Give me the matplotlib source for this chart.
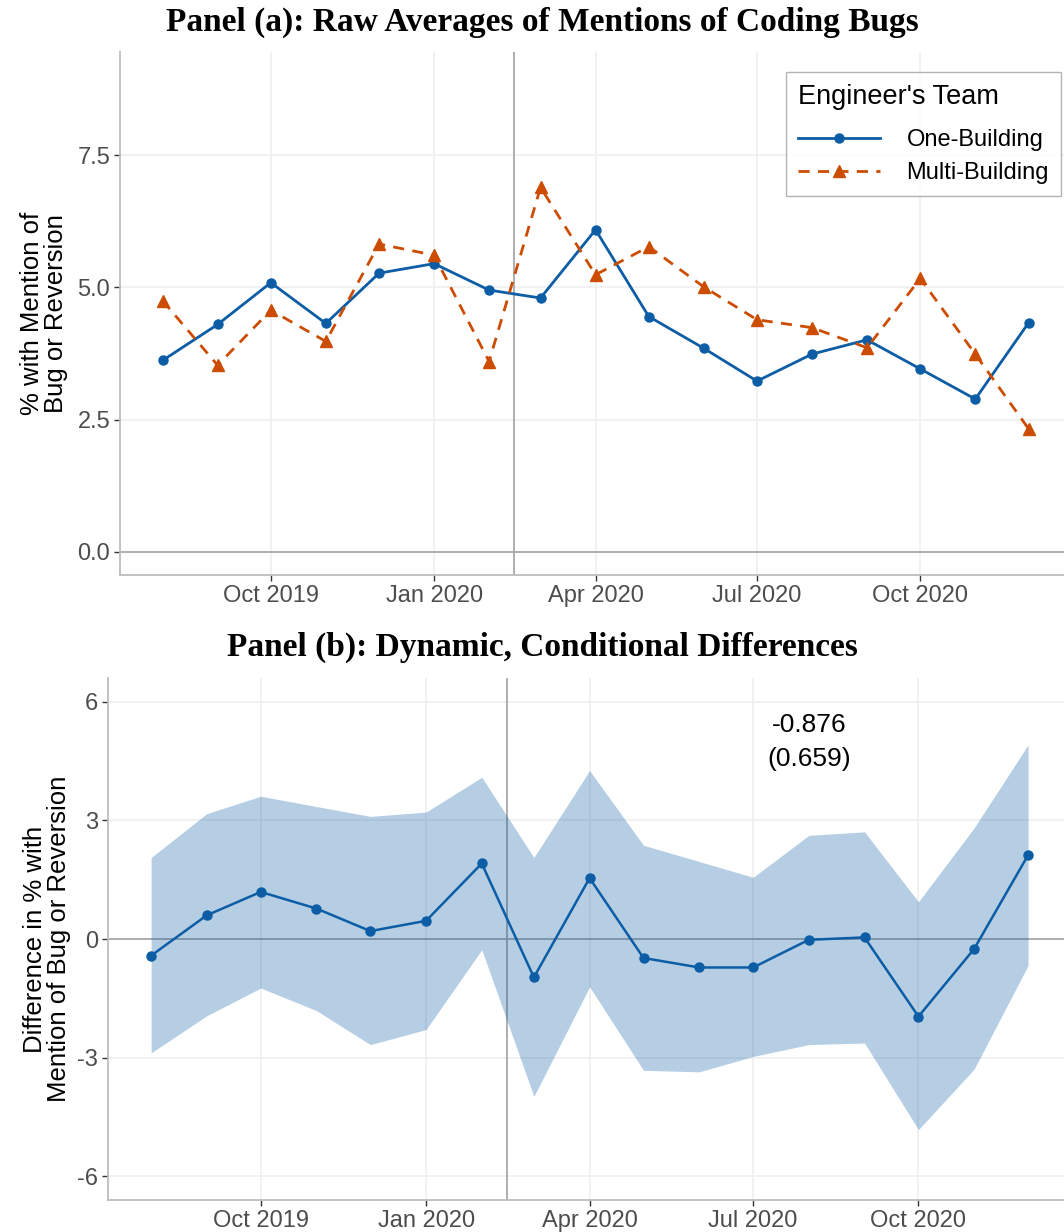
import pandas as pd
import matplotlib
matplotlib.use("Agg")
import matplotlib.pyplot as plt
import matplotlib.dates as mdates

plt.rcParams['font.family'] = ['Liberation Sans', 'DejaVu Sans']
plt.rcParams['axes.unicode_minus'] = False

# monthly observations, Aug 2019 - Dec 2020
months = pd.date_range("2019-08-01", "2020-12-01", freq="MS")

one_building = [3.62, 4.30, 5.09, 4.32, 5.27, 5.45, 4.95, 4.80, 6.09,
                4.45, 3.85, 3.23, 3.74, 4.01, 3.46, 2.89, 4.33]
multi_building = [4.75, 3.53, 4.57, 3.98, 5.82, 5.61, 3.60, 6.89, 5.24,
                  5.77, 5.01, 4.39, 4.24, 3.86, 5.17, 3.74, 2.33]

diff_est = [-0.42, 0.60, 1.19, 0.77, 0.20, 0.46, 1.91, -0.97, 1.54,
            -0.48, -0.72, -0.72, -0.02, 0.04, -1.96, -0.25, 2.12]
diff_hi = [2.06, 3.17, 3.61, 3.35, 3.10, 3.21, 4.09, 2.06, 4.26,
           2.37, 1.96, 1.56, 2.62, 2.71, 0.94, 2.81, 4.91]
diff_lo = [-2.88, -1.94, -1.24, -1.81, -2.67, -2.29, -0.27, -3.98, -1.21,
           -3.32, -3.36, -2.97, -2.67, -2.63, -4.82, -3.29, -0.67]

event_date = pd.Timestamp("2020-02-15")
pooled_text = "-0.876\n(0.659)"

blue = "#0C5DA5"
orange = "#CC4C02"
grid_col = "#EFEFEF"
ref_col = "#A8A8A8"
tick_col = "#4D4D4D"

fig = plt.figure(figsize=(10.64, 12.32), dpi=100)
ax1 = fig.add_axes([120/1064, 1 - 575/1232, 1 - 120/1064, 523/1232])
ax2 = fig.add_axes([108/1064, 1 - 1200/1232, 1 - 108/1064, 522/1232])

xmin = months[0] - pd.Timedelta(days=24)
xmax = months[-1] + pd.Timedelta(days=20)
qticks = pd.to_datetime(["2019-10-01", "2020-01-01", "2020-04-01",
                         "2020-07-01", "2020-10-01"])


def style_axis(ax):
    ax.set_xlim(xmin, xmax)
    ax.set_xticks(qticks)
    ax.xaxis.set_major_formatter(mdates.DateFormatter("%b %Y"))
    ax.grid(True, color=grid_col, linewidth=1.2, zorder=0)
    ax.set_axisbelow(True)
    for s in ["top", "right"]:
        ax.spines[s].set_visible(False)
    for s in ["left", "bottom"]:
        ax.spines[s].set_color("#BDBDBD")
        ax.spines[s].set_linewidth(1.3)
    ax.tick_params(axis="both", colors="#333333", labelcolor=tick_col,
                   labelsize=17, length=4, width=1, pad=3)
    ax.axhline(0, color=ref_col, linewidth=1.3, zorder=1)
    ax.axvline(event_date, color=ref_col, linewidth=1.3, zorder=1)


# Panel (a)
style_axis(ax1)
ax1.plot(months, one_building, color=blue, linewidth=2, marker="o",
         markersize=6.5, label="One-Building", zorder=3)
ax1.plot(months, multi_building, color=orange, linewidth=2, linestyle=(0, (4, 3)),
         marker="^", markersize=8.5, label="Multi-Building", zorder=3)
ax1.set_ylim(-0.435, 9.45)
ax1.set_yticks([0, 2.5, 5, 7.5])
ax1.set_yticklabels(["0.0", "2.5", "5.0", "7.5"])
ax1.set_ylabel("% with Mention of\nBug or Reversion", fontsize=18.5, linespacing=1.0)
ax1.yaxis.set_label_coords((68 - 120) / 944, 0.5)
leg = ax1.legend(title="Engineer's Team", loc="upper left",
                 bbox_to_anchor=(786/1064, 1 - 72/1232), bbox_transform=fig.transFigure,
                 borderaxespad=0, fontsize=17, title_fontsize=19.5, frameon=True,
                 fancybox=False, handlelength=3.5, borderpad=0.5, labelspacing=0.45,
                 handletextpad=1.1)
leg._legend_box.align = "left"
leg._legend_box.sep = 14
leg.get_frame().set_edgecolor("#A0A0A0")
leg.get_frame().set_linewidth(1.0)

# Panel (b)
style_axis(ax2)
ax2.fill_between(months, diff_lo, diff_hi, color=blue, alpha=0.3, linewidth=0, zorder=2)
ax2.plot(months, diff_est, color=blue, linewidth=1.8, marker="o", markersize=6.5, zorder=3)
ax2.set_ylim(-6.6, 6.6)
ax2.set_yticks([-6, -3, 0, 3, 6])
ax2.set_ylabel("Difference in % with\nMention of Bug or Reversion", fontsize=18.5, linespacing=1.0)
ax2.yaxis.set_label_coords((71 - 108) / 956, 0.5)
ax2.text(pd.Timestamp("2020-08-01"), 4.98, pooled_text, ha="center", va="center",
         fontsize=19, linespacing=1.5)

fig.text(542/1064, 1 - 22/1232, "Panel (a): Raw Averages of Mentions of Coding Bugs",
         ha="center", va="center", fontsize=24, fontweight="bold", family="Liberation Serif")
fig.text(542/1064, 1 - 647/1232, "Panel (b): Dynamic, Conditional Differences",
         ha="center", va="center", fontsize=24, fontweight="bold", family="Liberation Serif")

fig.savefig("out.png", dpi=100)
● ● ● ● ● ● ●
■ **Request**:
Your task is to return the lines above, from the first one up to and including the line containing "5.77, 5.01, 4.39, 4.24, 3.86, 5.17, 3.74, 2.33]", minus any pictures.

■ **Response below**:
Give me the matplotlib source for this chart.
import pandas as pd
import matplotlib
matplotlib.use("Agg")
import matplotlib.pyplot as plt
import matplotlib.dates as mdates

plt.rcParams['font.family'] = ['Liberation Sans', 'DejaVu Sans']
plt.rcParams['axes.unicode_minus'] = False

# monthly observations, Aug 2019 - Dec 2020
months = pd.date_range("2019-08-01", "2020-12-01", freq="MS")

one_building = [3.62, 4.30, 5.09, 4.32, 5.27, 5.45, 4.95, 4.80, 6.09,
                4.45, 3.85, 3.23, 3.74, 4.01, 3.46, 2.89, 4.33]
multi_building = [4.75, 3.53, 4.57, 3.98, 5.82, 5.61, 3.60, 6.89, 5.24,
                  5.77, 5.01, 4.39, 4.24, 3.86, 5.17, 3.74, 2.33]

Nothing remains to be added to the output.